New Strain Circulating in Britain Since Sept, Constant Tracing Must: Experts Caution as UK Flights Resume
New Strain Circulating in Britain Since Sept, Constant Tracing Must: Experts Caution as UK Flights Resume
According to the WHO, retrospective analysis traced the first identified variant to Kent, South East England, on 20 September 2020, which was followed by a rapid increase of the same variant identified later in November.

As India gears up for mass inoculation against Covid-19 and cases of Coronavirus infection continue to see a steady trend of decline, flight services from the United Kingdom to India resumed on Friday after restrictions imposed in the wake of the new variant of Coronavirus were lifted.

On December 14, the United Kingdom and Northern Ireland reported a new variant of SARS-CoV-2 to the World Health Organization. Called B117, the variant spreads more rapidly even though initial studies show that it is not associated with severity of the Covid-19 disease. Studies are also underway in India and abroad to study whether the mutated train will hamper efficacy of vaccines against the novel Coronavirus.

India had initially banned all flights originating from the United Kingdom to India from December 22 to December 31. This ban was extended up to January 7. In the meantime, the government began genomic surveillance of samples collected from UK returnees to check for the UK variant of the virus. As on Friday, 82 people were found to be infected with the new strain of the novel Coronavirus, the Union health ministry said.

Move ahead with caution and continuous surveillance

Public health experts and government scientists said that the resumption of flight services has to be accompanied with caution and a continuous and close surveillance of those who have returned from the UK.

Manoj Murhekar, Director, National Institute of Epidemiology, Chennai, said that even as genomic surveillance of UK returnees is underway, it is quite likely that the strain has been circulation since it was first detected in September. Murhekar said that the government’s detailed genomic surveillance exercise will reveal whether it has indeed been in circulation prior to November-December period.

Murhekar was referring to the genomic surveillance exercise that has been underway since April at National Institute of Virology, Pune; Integrative Biology (IGIB), Delhi; National Institute of Biomedical Genomics (NIBMG), Kalyani, West Bengal and Centre for Cellular and Molecular Biology, Hyderabad. In the last of December, the government also formed a consortium of autonomous scientific institutions to study the evolution of the virus, to expand genomic surveillance and co-related it to the trends in transmission of the infection.

By December end, over 4,500 samples collected from various parts of the country were sequenced to check for different strains.

“We are not seeing any increase in the number of cases nationally, we have seen decline from a high of 90,000 plus per day. Data from England has shown it is not associated with more severity. It is more transmissible but not more severe. I don’t think we will see a major upsurge, based on the trends we are witnessing,” Murhekar said.

According to the WHO, retrospective analysis traced the first identified variant to Kent, South East England, on 20 September 2020, which was followed by a rapid increase of the same variant identified later in November.

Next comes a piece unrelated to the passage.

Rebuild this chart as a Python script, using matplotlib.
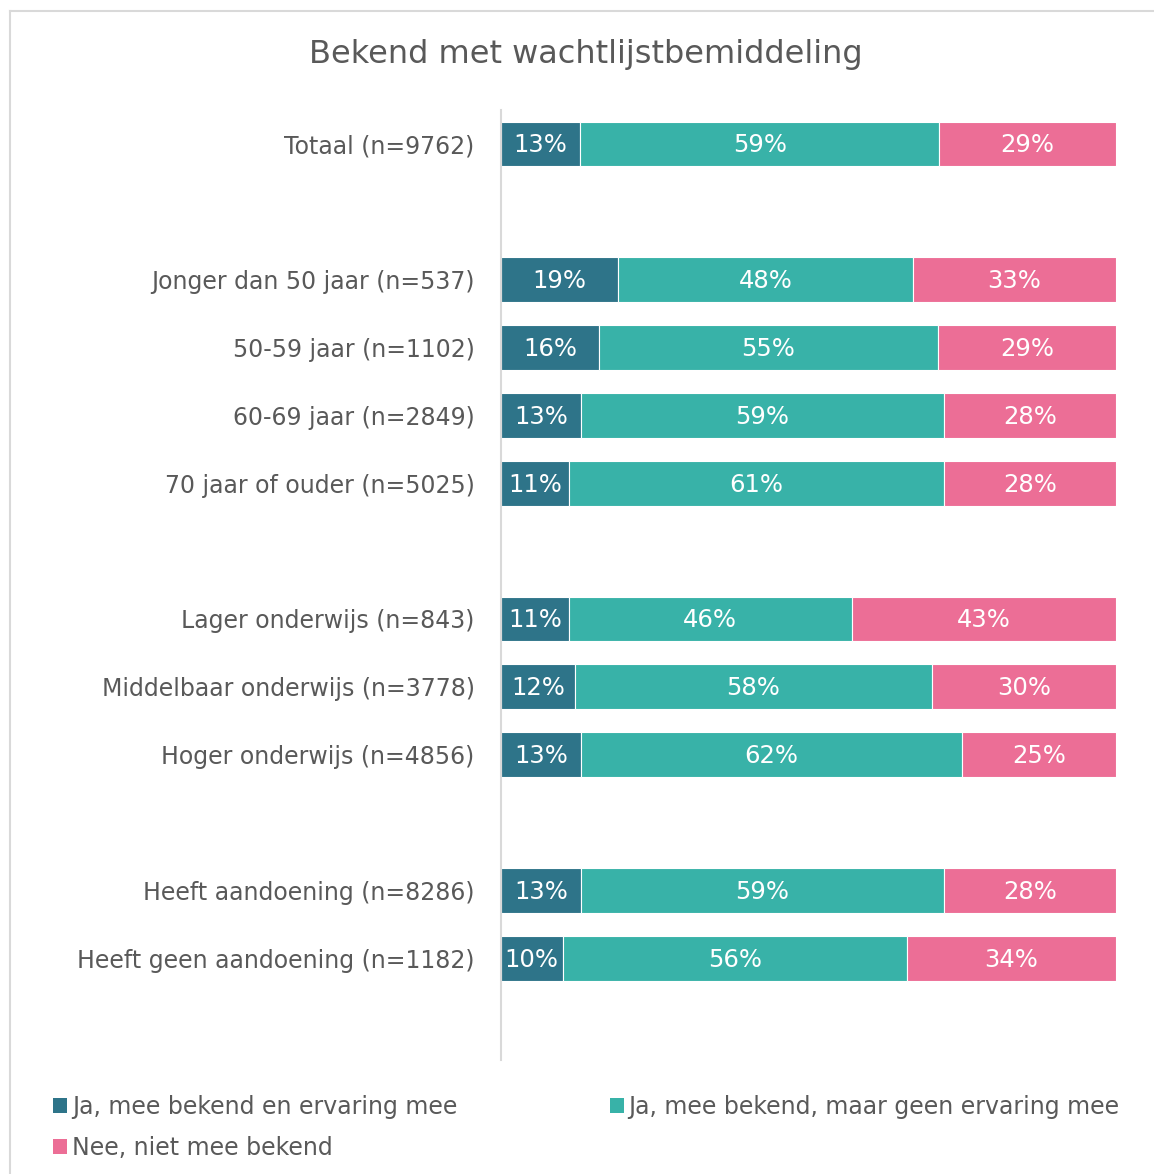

D.C.S Reddy, former professor and head of community medicine, IMS-Benaras Hindu University and member of a government expert group on Covid-19 surveillance, said that health authorities need to follow the same protocol and principles followed back in March 2020 – test, track, treat.

“The UK variant has changes in spike protein and is feared to spread rapidly. In England, this variant was predominant in clusters with rapid spread. In India, the epidemic is on the decline and this variant seems to have potential to affect that scenario,” said Reddy.

He added, “However, this can be prevented with the standard protocol of test, track, treat. Those arriving from the UK need to be screened and tested, isolated if positive, and their contacts ought to be traced. Further, even those who test negative should be quarantined at home. There is a possibility that they might have picked up the infection just hours or days prior to their arrival. They still have the potential to transmit the infection.”